[Plotting code records]

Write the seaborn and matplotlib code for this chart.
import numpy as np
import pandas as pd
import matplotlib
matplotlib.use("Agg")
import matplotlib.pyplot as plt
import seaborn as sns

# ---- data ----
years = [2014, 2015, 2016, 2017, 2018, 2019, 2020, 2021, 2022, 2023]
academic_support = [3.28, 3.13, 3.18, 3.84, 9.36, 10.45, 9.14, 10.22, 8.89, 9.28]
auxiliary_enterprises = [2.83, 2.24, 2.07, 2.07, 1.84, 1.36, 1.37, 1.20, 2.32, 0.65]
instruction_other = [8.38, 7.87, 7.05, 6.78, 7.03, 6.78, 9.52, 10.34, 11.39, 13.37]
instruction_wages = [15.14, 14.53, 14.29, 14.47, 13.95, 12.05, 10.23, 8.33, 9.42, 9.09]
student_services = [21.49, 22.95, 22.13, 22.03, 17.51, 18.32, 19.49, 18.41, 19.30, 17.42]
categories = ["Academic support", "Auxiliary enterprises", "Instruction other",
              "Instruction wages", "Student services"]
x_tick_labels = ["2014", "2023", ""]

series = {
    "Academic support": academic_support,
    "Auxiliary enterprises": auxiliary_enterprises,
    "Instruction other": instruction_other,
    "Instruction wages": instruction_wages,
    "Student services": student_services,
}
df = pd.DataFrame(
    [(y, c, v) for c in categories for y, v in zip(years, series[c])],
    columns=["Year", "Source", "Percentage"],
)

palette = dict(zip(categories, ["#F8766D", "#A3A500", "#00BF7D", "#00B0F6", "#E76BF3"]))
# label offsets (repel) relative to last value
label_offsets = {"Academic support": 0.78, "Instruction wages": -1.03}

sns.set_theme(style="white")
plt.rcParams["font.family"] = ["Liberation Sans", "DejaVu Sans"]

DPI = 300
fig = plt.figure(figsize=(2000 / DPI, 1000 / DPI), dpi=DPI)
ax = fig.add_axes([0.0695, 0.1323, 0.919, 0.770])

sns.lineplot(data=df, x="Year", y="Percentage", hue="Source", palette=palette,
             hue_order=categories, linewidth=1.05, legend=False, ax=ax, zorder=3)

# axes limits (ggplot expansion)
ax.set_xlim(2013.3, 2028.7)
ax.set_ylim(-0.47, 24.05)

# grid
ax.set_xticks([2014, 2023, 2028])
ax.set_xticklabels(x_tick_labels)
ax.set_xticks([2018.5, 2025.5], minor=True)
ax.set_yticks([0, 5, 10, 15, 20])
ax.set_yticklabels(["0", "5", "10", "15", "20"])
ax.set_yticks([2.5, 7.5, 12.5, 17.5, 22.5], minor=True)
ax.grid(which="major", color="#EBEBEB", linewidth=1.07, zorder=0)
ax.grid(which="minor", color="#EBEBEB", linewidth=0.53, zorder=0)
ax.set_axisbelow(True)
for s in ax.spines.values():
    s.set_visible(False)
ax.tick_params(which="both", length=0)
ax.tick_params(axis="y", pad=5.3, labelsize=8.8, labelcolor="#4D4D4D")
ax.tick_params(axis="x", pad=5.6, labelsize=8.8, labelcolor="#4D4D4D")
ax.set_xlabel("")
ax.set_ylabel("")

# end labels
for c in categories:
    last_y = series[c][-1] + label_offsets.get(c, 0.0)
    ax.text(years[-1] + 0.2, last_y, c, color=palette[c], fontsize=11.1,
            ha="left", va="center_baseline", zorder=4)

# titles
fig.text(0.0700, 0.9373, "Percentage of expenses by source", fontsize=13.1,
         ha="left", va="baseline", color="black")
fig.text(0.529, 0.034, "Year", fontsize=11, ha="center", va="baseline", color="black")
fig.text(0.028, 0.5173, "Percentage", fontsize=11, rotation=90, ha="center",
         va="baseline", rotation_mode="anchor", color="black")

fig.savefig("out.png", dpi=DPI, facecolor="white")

==

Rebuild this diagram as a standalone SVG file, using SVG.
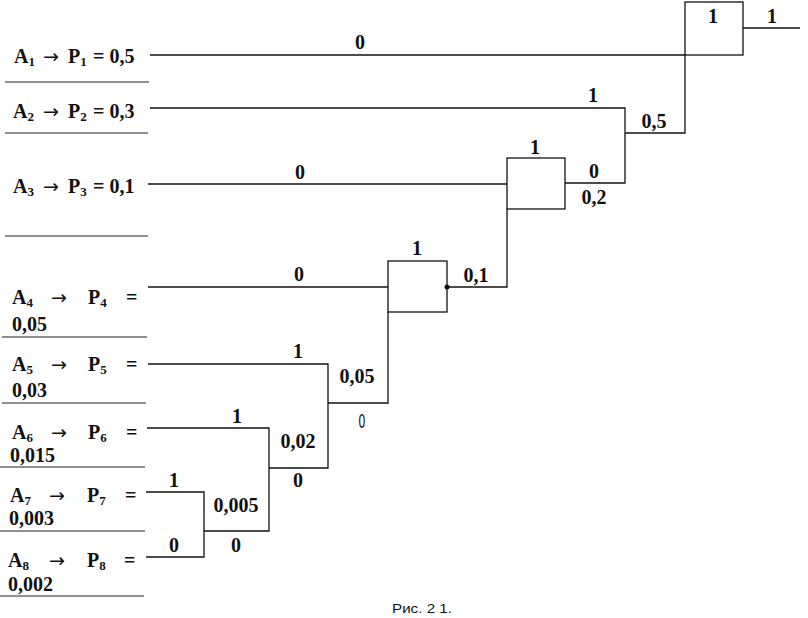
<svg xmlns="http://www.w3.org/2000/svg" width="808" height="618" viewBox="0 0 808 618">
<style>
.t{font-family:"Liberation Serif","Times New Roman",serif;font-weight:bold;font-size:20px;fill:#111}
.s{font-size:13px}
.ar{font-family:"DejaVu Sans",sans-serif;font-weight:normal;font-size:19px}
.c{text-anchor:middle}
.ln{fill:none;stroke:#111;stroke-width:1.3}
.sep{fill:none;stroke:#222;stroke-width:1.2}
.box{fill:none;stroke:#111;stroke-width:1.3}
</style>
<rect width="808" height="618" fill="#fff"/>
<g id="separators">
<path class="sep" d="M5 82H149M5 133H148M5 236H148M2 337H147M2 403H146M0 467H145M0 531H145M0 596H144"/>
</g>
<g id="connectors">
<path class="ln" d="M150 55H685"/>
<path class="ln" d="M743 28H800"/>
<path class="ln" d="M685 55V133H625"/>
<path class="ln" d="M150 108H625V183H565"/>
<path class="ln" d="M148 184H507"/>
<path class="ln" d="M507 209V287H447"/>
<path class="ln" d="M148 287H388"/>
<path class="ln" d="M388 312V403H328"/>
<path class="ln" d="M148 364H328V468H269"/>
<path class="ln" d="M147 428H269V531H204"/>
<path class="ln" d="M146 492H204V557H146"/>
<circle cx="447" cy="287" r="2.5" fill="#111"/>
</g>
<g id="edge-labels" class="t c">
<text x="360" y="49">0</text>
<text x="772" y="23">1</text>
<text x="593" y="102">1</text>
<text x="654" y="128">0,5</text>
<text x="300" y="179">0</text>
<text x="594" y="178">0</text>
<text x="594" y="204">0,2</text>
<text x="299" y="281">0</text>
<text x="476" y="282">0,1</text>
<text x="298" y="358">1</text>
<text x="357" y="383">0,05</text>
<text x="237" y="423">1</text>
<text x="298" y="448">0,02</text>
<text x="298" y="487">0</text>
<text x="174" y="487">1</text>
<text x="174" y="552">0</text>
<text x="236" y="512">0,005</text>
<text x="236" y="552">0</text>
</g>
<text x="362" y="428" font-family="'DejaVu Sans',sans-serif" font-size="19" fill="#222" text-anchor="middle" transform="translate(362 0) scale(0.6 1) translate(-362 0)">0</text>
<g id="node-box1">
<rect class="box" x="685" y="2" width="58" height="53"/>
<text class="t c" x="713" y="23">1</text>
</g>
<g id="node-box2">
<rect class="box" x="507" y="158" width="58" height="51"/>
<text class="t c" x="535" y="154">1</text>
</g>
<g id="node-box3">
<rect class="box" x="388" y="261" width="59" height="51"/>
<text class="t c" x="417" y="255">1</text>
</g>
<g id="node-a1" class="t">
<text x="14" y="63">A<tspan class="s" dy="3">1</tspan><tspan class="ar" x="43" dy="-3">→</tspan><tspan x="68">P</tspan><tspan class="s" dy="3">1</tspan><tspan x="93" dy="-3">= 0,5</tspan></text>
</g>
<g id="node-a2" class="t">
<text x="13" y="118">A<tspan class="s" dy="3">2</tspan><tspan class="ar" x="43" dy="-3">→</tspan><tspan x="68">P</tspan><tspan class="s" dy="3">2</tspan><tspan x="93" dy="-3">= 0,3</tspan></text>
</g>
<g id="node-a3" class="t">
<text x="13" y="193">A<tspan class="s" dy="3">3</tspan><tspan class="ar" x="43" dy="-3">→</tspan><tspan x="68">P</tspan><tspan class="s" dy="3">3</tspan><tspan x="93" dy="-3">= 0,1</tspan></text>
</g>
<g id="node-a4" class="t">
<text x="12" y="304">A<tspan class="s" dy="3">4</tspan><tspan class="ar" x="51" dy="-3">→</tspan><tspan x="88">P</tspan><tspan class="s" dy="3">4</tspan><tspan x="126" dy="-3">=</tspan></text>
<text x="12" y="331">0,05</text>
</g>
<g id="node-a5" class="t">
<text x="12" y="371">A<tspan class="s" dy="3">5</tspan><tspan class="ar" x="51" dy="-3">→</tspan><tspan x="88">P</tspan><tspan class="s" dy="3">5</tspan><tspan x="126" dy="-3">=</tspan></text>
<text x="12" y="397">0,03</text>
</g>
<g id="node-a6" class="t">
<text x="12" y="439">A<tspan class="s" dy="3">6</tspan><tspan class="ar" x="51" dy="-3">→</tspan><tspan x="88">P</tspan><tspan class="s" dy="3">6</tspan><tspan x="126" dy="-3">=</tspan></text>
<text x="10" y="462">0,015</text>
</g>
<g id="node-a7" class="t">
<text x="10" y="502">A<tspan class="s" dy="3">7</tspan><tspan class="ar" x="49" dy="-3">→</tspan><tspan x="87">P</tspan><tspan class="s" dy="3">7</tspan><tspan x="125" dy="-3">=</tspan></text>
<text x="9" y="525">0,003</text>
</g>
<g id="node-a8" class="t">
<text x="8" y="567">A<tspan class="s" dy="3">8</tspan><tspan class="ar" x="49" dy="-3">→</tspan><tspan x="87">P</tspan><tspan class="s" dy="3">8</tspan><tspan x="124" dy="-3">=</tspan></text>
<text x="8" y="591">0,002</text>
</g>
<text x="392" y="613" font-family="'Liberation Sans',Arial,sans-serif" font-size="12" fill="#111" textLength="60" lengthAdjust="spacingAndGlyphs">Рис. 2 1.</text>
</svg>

...

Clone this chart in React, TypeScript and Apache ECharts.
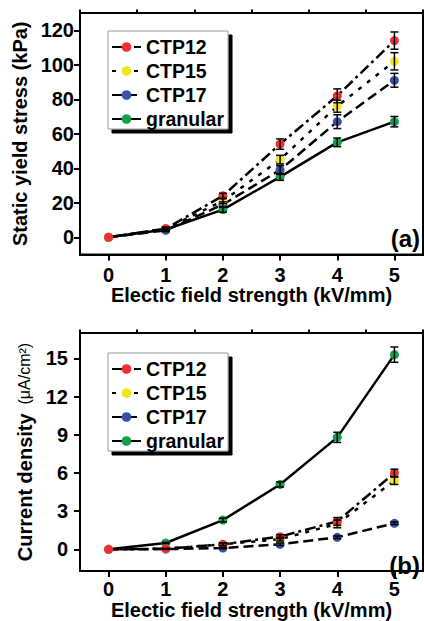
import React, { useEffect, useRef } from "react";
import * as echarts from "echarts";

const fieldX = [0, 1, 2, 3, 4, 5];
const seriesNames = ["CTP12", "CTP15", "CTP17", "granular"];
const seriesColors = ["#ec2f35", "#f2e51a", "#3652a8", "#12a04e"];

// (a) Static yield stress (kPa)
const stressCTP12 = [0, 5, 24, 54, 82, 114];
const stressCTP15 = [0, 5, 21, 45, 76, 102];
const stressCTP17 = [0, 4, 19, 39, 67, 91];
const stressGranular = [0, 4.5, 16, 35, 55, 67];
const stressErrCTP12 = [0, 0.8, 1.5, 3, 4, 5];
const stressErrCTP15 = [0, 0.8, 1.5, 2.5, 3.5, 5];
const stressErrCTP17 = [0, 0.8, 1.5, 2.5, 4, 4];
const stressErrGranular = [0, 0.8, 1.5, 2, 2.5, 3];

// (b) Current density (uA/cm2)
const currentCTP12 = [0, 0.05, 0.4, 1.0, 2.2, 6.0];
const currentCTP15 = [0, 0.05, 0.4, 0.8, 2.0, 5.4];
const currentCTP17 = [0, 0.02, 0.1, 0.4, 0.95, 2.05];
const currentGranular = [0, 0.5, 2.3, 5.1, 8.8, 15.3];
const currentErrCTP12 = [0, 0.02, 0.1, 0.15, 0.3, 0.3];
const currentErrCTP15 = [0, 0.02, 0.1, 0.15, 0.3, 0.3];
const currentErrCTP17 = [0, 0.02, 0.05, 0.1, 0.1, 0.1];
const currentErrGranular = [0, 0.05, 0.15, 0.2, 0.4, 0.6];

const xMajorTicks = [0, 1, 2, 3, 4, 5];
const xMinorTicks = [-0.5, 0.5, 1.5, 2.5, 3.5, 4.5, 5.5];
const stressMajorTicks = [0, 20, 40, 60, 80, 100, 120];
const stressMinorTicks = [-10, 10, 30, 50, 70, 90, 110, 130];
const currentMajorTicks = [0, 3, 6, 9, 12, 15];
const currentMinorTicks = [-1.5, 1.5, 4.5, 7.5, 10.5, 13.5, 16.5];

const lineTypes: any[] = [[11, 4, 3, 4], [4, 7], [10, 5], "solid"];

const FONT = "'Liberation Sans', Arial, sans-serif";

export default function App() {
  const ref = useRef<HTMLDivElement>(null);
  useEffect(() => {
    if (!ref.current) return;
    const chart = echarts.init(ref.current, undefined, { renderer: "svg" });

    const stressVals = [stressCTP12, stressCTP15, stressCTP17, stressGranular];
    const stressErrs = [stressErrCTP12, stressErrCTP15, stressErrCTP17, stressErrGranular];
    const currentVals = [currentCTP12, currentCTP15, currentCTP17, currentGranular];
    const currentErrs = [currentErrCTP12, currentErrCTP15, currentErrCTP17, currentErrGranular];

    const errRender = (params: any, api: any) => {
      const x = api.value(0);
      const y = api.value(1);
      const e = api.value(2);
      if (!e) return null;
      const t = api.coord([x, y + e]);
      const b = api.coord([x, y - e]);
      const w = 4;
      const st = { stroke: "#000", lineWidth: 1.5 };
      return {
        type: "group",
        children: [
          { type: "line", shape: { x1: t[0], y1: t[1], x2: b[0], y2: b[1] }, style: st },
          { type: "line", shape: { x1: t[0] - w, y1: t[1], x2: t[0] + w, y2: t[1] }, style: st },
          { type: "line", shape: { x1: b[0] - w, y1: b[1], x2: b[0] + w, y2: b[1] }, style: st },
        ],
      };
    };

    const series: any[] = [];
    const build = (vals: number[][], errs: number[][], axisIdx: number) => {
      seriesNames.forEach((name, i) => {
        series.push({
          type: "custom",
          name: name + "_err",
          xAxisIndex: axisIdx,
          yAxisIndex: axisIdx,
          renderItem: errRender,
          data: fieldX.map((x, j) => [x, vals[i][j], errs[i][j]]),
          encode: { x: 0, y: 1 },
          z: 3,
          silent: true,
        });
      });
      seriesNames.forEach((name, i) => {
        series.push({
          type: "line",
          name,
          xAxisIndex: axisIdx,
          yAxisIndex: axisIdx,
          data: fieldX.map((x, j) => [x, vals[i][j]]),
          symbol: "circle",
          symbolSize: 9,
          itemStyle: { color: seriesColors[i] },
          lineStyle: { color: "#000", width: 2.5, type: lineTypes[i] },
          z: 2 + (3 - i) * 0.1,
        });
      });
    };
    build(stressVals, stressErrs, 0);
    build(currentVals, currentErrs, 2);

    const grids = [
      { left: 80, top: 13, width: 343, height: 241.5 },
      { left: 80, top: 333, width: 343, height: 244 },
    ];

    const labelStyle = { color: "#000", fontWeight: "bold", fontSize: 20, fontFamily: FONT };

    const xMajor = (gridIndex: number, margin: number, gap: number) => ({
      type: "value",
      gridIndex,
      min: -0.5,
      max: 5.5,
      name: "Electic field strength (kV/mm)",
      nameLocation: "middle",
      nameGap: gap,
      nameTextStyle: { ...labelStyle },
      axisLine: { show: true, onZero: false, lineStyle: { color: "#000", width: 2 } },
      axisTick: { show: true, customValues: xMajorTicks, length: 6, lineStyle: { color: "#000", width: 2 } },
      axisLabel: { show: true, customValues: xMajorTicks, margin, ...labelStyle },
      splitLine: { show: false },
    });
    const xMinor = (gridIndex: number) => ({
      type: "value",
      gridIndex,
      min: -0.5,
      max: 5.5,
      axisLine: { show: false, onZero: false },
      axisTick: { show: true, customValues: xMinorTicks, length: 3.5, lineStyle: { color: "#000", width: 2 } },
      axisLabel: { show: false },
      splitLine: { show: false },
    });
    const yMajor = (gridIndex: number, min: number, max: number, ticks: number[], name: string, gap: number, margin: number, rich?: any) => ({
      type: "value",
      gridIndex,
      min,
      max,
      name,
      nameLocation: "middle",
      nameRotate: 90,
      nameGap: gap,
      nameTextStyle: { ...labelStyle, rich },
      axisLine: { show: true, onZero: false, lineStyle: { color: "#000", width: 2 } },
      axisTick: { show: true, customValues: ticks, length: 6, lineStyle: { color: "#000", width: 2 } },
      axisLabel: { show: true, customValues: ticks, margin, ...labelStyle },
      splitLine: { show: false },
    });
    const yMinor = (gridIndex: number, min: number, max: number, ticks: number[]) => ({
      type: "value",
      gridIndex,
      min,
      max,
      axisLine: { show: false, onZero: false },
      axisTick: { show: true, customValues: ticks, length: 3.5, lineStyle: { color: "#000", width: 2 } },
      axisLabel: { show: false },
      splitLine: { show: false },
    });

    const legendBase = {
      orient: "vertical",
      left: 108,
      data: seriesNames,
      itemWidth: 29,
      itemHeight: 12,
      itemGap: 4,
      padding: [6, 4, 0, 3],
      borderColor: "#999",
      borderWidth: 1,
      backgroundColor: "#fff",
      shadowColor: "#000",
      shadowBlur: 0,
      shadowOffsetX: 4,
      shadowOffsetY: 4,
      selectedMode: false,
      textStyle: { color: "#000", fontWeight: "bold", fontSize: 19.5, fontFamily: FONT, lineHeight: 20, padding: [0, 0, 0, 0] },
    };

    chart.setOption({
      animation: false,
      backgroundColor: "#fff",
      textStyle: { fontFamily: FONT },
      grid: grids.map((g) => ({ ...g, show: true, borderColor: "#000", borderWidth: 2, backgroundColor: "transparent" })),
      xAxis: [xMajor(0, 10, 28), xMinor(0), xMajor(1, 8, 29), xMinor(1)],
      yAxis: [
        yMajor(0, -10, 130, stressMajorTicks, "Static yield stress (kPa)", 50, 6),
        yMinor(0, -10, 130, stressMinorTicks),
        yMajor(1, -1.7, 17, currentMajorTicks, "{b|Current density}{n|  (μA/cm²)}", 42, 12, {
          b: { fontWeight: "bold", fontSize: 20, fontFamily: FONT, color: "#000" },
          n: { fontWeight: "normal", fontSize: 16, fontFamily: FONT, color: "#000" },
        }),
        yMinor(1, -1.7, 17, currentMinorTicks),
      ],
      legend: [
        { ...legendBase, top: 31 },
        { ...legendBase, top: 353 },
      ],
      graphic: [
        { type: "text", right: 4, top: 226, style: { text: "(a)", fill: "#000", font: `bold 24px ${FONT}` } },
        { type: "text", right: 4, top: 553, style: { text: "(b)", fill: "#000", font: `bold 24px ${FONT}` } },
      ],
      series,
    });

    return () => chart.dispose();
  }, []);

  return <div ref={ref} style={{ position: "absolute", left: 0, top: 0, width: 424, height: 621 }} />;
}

What to work on: Copy every line above that holds the word "seaborn".

Solved exercise:
Write the seaborn and matplotlib code for this chart.
import seaborn as sns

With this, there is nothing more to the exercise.